- Provided data
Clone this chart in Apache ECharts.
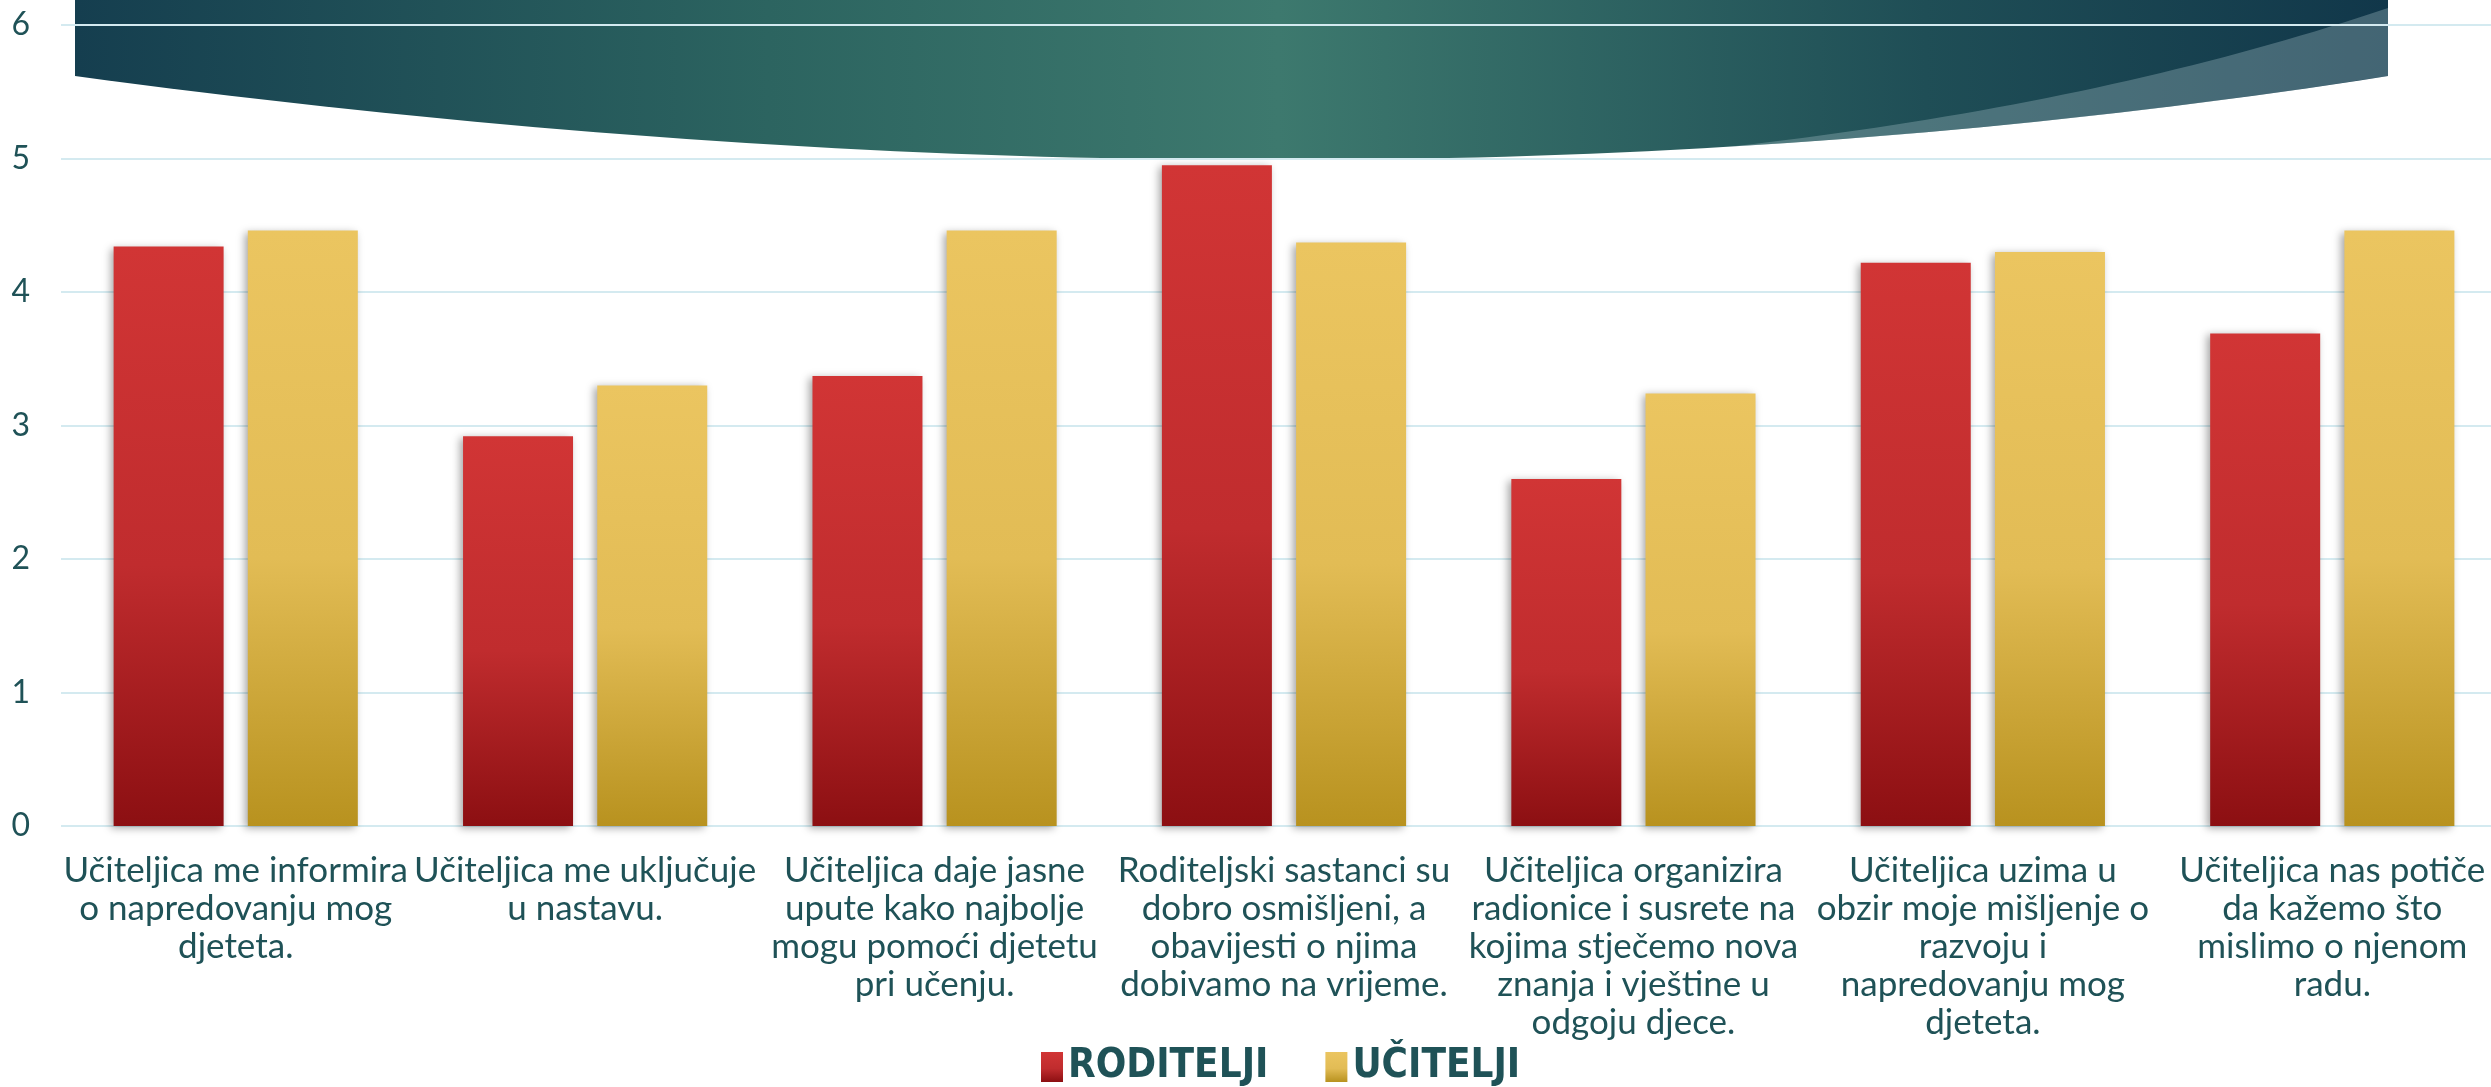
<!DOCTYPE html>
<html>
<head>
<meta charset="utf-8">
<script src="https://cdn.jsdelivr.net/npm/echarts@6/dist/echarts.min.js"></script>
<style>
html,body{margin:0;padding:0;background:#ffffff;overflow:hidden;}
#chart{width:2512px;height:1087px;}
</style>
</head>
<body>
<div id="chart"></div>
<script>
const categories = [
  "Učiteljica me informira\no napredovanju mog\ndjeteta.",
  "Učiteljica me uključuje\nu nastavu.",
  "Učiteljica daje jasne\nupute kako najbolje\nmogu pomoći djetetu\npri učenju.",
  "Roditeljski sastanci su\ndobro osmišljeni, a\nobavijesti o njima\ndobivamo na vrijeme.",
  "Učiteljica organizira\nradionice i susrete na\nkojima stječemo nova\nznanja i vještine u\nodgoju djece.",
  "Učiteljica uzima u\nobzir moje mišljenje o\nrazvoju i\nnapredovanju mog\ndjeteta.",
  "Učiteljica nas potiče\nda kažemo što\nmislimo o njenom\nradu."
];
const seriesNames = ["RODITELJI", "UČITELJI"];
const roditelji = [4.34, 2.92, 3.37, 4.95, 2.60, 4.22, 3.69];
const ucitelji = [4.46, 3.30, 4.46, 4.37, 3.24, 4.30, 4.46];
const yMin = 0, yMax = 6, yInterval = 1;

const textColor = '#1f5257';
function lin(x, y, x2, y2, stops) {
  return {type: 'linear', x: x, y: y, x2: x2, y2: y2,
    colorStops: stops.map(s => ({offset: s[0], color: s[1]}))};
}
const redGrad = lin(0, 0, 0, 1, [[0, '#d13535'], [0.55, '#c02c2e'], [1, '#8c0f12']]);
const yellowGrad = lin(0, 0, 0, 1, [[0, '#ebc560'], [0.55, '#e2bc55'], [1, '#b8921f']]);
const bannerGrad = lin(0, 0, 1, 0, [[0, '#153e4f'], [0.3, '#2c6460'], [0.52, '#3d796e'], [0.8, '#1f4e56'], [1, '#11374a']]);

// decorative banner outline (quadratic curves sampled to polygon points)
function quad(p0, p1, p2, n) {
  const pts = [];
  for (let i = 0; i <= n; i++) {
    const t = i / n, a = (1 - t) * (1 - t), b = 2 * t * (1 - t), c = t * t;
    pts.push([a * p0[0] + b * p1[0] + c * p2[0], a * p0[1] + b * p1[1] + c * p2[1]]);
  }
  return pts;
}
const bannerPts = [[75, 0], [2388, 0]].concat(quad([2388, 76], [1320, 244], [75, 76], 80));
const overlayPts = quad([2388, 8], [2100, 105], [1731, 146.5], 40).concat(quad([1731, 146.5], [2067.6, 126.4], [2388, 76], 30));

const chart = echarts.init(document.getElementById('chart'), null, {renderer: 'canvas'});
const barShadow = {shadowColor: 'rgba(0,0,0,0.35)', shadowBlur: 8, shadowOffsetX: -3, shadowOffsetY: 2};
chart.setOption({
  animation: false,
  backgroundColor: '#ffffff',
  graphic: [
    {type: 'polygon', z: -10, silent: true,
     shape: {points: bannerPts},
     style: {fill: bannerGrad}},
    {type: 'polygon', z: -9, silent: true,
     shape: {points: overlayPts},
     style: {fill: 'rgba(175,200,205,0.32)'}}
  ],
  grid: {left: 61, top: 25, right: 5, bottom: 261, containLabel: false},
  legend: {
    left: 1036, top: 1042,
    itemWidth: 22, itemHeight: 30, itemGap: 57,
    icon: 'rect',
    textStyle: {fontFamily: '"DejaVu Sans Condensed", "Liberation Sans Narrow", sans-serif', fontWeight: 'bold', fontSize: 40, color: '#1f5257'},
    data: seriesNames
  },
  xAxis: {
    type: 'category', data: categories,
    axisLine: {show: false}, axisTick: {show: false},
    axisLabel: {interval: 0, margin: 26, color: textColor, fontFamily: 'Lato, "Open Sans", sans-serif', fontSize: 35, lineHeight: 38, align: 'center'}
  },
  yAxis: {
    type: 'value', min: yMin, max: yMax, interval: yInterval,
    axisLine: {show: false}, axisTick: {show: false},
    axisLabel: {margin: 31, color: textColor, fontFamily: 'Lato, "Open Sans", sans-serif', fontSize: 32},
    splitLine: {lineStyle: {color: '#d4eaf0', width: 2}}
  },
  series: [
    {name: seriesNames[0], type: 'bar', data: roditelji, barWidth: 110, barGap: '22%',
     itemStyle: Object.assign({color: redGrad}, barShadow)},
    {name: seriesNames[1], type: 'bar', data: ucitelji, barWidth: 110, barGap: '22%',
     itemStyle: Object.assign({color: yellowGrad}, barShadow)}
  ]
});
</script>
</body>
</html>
--
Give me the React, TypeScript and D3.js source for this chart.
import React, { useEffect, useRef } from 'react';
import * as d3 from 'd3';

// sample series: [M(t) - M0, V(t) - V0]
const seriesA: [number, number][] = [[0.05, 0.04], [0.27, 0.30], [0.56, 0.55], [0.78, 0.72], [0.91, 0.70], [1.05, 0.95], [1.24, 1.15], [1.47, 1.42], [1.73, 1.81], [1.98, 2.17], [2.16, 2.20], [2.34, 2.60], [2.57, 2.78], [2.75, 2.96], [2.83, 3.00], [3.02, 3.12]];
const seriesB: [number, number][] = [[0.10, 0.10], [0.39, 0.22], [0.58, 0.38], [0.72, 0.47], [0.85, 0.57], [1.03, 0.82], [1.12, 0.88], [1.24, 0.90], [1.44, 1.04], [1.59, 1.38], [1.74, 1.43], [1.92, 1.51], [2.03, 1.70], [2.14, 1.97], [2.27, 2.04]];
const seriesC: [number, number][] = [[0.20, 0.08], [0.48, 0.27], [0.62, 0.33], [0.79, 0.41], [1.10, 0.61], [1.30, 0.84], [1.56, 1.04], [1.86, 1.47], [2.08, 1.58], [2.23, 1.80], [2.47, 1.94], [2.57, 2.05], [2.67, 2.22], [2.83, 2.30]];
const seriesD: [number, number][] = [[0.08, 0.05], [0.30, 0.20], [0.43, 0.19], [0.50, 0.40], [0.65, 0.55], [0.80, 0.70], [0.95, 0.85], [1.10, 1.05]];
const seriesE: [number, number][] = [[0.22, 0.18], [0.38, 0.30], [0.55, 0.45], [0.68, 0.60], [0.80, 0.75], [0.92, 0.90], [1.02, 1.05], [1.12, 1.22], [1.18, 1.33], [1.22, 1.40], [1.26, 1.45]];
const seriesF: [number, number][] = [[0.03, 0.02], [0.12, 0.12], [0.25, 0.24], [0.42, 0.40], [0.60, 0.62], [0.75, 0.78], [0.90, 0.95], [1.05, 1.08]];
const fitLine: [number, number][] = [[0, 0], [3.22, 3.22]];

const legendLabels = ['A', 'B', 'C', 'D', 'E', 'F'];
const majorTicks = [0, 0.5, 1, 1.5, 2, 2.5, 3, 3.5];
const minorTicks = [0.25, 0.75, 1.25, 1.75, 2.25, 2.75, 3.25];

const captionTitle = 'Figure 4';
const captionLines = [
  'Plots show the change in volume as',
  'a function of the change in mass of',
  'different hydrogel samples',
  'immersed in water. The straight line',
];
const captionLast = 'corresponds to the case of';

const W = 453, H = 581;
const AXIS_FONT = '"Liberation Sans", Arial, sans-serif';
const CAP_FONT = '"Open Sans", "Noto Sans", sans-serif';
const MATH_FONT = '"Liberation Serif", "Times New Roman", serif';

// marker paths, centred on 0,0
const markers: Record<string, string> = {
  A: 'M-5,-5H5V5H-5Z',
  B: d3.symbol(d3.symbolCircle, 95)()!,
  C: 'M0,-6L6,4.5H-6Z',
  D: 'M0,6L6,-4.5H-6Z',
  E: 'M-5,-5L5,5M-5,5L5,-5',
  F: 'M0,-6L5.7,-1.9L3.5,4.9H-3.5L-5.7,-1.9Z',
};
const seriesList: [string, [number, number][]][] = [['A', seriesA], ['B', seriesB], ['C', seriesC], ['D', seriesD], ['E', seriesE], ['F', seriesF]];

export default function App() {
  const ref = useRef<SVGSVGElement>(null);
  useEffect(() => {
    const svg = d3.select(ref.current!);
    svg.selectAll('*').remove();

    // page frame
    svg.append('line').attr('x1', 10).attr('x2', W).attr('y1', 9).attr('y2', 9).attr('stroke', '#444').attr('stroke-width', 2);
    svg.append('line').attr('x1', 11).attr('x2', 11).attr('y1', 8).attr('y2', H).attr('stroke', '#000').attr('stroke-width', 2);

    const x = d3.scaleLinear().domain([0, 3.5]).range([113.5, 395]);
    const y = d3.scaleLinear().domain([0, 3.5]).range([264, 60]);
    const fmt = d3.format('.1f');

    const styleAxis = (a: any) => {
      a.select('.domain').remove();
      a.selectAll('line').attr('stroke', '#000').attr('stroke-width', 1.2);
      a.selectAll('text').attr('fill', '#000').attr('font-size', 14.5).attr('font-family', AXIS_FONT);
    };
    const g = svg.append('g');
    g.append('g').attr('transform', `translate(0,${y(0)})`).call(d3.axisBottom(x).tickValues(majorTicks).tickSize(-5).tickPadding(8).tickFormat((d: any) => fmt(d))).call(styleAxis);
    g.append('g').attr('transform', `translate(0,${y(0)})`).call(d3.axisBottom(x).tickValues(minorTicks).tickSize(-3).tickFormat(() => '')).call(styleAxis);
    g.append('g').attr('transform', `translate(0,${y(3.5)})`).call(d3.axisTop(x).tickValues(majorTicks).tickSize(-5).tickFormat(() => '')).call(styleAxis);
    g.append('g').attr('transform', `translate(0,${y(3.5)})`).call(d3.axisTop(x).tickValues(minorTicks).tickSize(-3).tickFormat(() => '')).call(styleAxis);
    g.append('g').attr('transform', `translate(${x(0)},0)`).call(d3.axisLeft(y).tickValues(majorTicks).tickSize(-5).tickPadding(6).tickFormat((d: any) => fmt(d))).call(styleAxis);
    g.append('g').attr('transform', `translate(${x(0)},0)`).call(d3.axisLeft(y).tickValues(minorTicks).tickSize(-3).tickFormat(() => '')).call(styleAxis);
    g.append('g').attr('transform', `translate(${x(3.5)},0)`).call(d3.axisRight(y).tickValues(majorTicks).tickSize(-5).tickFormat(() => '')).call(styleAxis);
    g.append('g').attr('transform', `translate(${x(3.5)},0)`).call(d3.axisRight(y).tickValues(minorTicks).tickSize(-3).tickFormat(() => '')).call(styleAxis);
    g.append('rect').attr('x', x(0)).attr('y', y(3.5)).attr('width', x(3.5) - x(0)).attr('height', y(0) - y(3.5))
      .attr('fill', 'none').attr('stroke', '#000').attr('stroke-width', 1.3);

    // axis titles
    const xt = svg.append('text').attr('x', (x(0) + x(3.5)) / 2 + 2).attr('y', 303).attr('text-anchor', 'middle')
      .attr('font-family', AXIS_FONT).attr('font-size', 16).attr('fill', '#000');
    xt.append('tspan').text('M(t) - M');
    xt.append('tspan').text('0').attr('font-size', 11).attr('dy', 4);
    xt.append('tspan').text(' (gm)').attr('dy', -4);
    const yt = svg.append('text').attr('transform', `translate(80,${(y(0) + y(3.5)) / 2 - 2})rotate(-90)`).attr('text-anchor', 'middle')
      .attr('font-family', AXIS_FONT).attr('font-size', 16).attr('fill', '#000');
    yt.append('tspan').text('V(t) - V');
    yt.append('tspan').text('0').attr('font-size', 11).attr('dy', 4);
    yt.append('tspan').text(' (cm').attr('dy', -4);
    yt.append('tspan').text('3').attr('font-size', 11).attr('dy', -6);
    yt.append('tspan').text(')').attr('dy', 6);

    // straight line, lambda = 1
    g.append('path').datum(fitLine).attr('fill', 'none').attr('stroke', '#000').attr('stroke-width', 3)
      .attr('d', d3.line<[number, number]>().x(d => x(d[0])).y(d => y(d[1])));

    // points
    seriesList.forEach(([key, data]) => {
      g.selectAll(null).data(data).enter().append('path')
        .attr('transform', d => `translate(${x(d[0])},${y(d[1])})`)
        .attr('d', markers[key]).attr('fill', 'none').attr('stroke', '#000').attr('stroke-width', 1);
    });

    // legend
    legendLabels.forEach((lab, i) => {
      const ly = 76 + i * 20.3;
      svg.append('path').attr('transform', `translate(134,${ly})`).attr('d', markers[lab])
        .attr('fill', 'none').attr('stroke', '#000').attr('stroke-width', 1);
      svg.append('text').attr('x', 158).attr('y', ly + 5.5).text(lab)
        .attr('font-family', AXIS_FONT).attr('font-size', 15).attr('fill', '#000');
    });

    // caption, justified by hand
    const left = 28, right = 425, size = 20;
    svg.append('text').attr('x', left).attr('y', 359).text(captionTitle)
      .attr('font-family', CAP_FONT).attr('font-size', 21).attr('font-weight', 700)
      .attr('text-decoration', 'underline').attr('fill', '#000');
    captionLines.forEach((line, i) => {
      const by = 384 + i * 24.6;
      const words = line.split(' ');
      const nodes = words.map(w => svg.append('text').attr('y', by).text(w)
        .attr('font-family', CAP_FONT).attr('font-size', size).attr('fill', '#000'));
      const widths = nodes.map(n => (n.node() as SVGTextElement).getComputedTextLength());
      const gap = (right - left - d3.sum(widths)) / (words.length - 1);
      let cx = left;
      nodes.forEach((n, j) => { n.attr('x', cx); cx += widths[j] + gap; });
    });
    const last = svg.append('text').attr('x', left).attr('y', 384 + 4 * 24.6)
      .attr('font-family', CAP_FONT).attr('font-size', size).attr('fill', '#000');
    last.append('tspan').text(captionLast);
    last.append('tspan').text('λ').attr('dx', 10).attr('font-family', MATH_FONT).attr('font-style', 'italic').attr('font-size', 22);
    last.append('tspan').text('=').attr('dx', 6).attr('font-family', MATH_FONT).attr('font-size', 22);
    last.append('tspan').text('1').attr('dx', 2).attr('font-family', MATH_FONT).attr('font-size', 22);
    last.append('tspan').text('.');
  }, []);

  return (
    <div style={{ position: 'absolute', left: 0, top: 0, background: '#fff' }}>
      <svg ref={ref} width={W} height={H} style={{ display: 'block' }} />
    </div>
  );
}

- Written request
Read through the data and copy every line where "this" shows up.

- Expected output
Clone this chart in Apache ECharts.
Give me the React, TypeScript and D3.js source for this chart.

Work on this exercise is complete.